◆ SUPPLIED DATA ◆

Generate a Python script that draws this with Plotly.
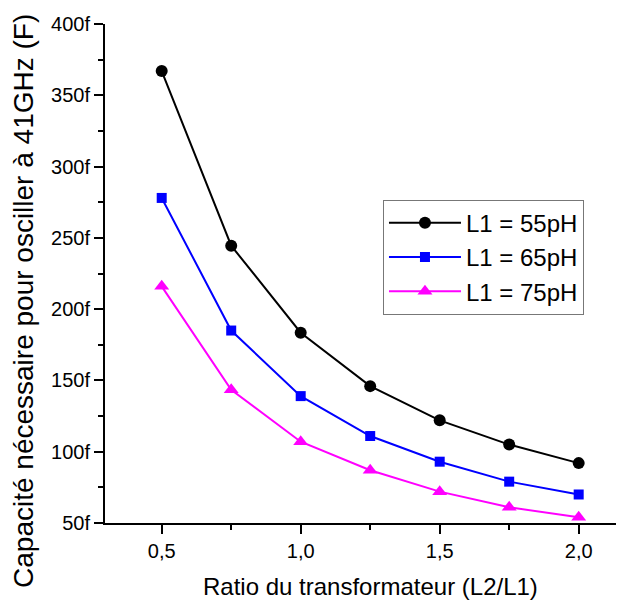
import plotly.graph_objects as go

ratio = [0.5, 0.75, 1.0, 1.25, 1.5, 1.75, 2.0]
c_55 = [367, 244.5, 183.5, 146, 122, 105, 92]
c_65 = [278, 185, 139, 111, 93, 79, 70]
c_75 = [216, 143.5, 107, 87, 72, 61, 54]

series = [
    ("L1 = 55pH", c_55, "#000000", "circle", 12),
    ("L1 = 65pH", c_65, "#0000ff", "square", 10),
    ("L1 = 75pH", c_75, "#ff00ff", "triangle-up", 13),
]

fig = go.Figure()
for name, vals, col, sym, sz in series:
    fig.add_trace(go.Scatter(
        x=ratio, y=vals, name=name, mode="lines+markers",
        line=dict(color=col, width=2),
        marker=dict(symbol=sym, size=sz, color=col),
    ))

font = "Liberation Sans, Arial, sans-serif"
fig.update_layout(
    width=616, height=595,
    margin=dict(l=97, r=0, t=16, b=80),
    plot_bgcolor="white", paper_bgcolor="white",
    separators=", ",
    font=dict(family=font, color="#000000", size=20),
    showlegend=True,
    legend=dict(
        x=0.5356, y=0.648, xanchor="left", yanchor="top",
        bordercolor="#777777", borderwidth=1,
        font=dict(size=24), bgcolor="white",
        tracegroupgap=0, itemwidth=72,
    ),
    xaxis=dict(
        range=[0.296, 2.163], tick0=0.5, dtick=0.5, tickformat=".1f",
        showgrid=False, zeroline=False,
        showline=True, linecolor="black", linewidth=2,
        ticks="outside", ticklen=9, tickwidth=2, tickcolor="black",
        minor=dict(dtick=0.25, tick0=0.5, ticks="outside", ticklen=5, tickwidth=2, tickcolor="black"),
        tickfont=dict(size=20),
    ),
    yaxis=dict(
        range=[50, 400], tick0=50, dtick=50, ticksuffix="f",
        showgrid=False, zeroline=False,
        showline=True, linecolor="black", linewidth=2,
        ticks="outside", ticklen=9, tickwidth=2, tickcolor="black",
        minor=dict(dtick=25, tick0=50, ticks="outside", ticklen=5, tickwidth=2, tickcolor="black"),
        tickfont=dict(size=20),
    ),
    annotations=[
        dict(text="Ratio du transformateur (L2/L1)", xref="paper", yref="paper",
             x=0.5125, y=-0.128, xanchor="center", yanchor="middle",
             showarrow=False, font=dict(size=24)),
        dict(text="Capacité nécessaire pour osciller à 41GHz (F)", xref="paper", yref="paper",
             x=-0.156, y=0.445, xanchor="center", yanchor="middle", textangle=-90,
             showarrow=False, font=dict(size=28)),
    ],
)

fig.write_html("out.html")
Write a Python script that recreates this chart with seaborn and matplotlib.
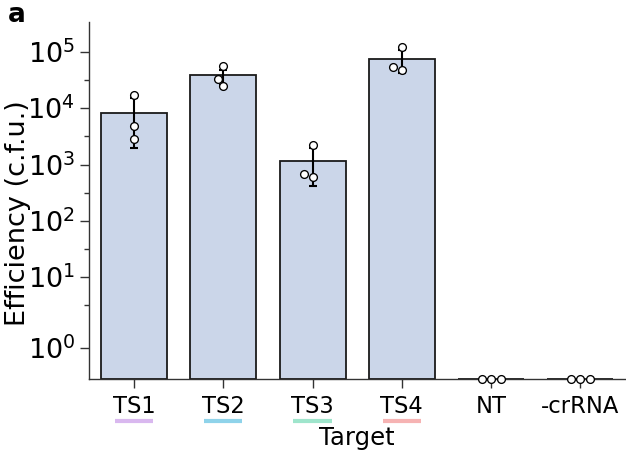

◆ JOB ◆
Above are records with pictures; repeat the records exactly and leave the pictures out.

◆ WRITTEN ANSWER ◆
Generate a Python script that draws this with Plotly.
import plotly.graph_objects as go

ratio = [0.5, 0.75, 1.0, 1.25, 1.5, 1.75, 2.0]
c_55 = [367, 244.5, 183.5, 146, 122, 105, 92]
c_65 = [278, 185, 139, 111, 93, 79, 70]
c_75 = [216, 143.5, 107, 87, 72, 61, 54]

series = [
    ("L1 = 55pH", c_55, "#000000", "circle", 12),
    ("L1 = 65pH", c_65, "#0000ff", "square", 10),
    ("L1 = 75pH", c_75, "#ff00ff", "triangle-up", 13),
]

fig = go.Figure()
for name, vals, col, sym, sz in series:
    fig.add_trace(go.Scatter(
        x=ratio, y=vals, name=name, mode="lines+markers",
        line=dict(color=col, width=2),
        marker=dict(symbol=sym, size=sz, color=col),
    ))

font = "Liberation Sans, Arial, sans-serif"
fig.update_layout(
    width=616, height=595,
    margin=dict(l=97, r=0, t=16, b=80),
    plot_bgcolor="white", paper_bgcolor="white",
    separators=", ",
    font=dict(family=font, color="#000000", size=20),
    showlegend=True,
    legend=dict(
        x=0.5356, y=0.648, xanchor="left", yanchor="top",
        bordercolor="#777777", borderwidth=1,
        font=dict(size=24), bgcolor="white",
        tracegroupgap=0, itemwidth=72,
    ),
    xaxis=dict(
        range=[0.296, 2.163], tick0=0.5, dtick=0.5, tickformat=".1f",
        showgrid=False, zeroline=False,
        showline=True, linecolor="black", linewidth=2,
        ticks="outside", ticklen=9, tickwidth=2, tickcolor="black",
        minor=dict(dtick=0.25, tick0=0.5, ticks="outside", ticklen=5, tickwidth=2, tickcolor="black"),
        tickfont=dict(size=20),
    ),
    yaxis=dict(
        range=[50, 400], tick0=50, dtick=50, ticksuffix="f",
        showgrid=False, zeroline=False,
        showline=True, linecolor="black", linewidth=2,
        ticks="outside", ticklen=9, tickwidth=2, tickcolor="black",
        minor=dict(dtick=25, tick0=50, ticks="outside", ticklen=5, tickwidth=2, tickcolor="black"),
        tickfont=dict(size=20),
    ),
    annotations=[
        dict(text="Ratio du transformateur (L2/L1)", xref="paper", yref="paper",
             x=0.5125, y=-0.128, xanchor="center", yanchor="middle",
             showarrow=False, font=dict(size=24)),
        dict(text="Capacité nécessaire pour osciller à 41GHz (F)", xref="paper", yref="paper",
             x=-0.156, y=0.445, xanchor="center", yanchor="middle", textangle=-90,
             showarrow=False, font=dict(size=28)),
    ],
)

fig.write_html("out.html")
Write a Python script that recreates this chart with seaborn and matplotlib.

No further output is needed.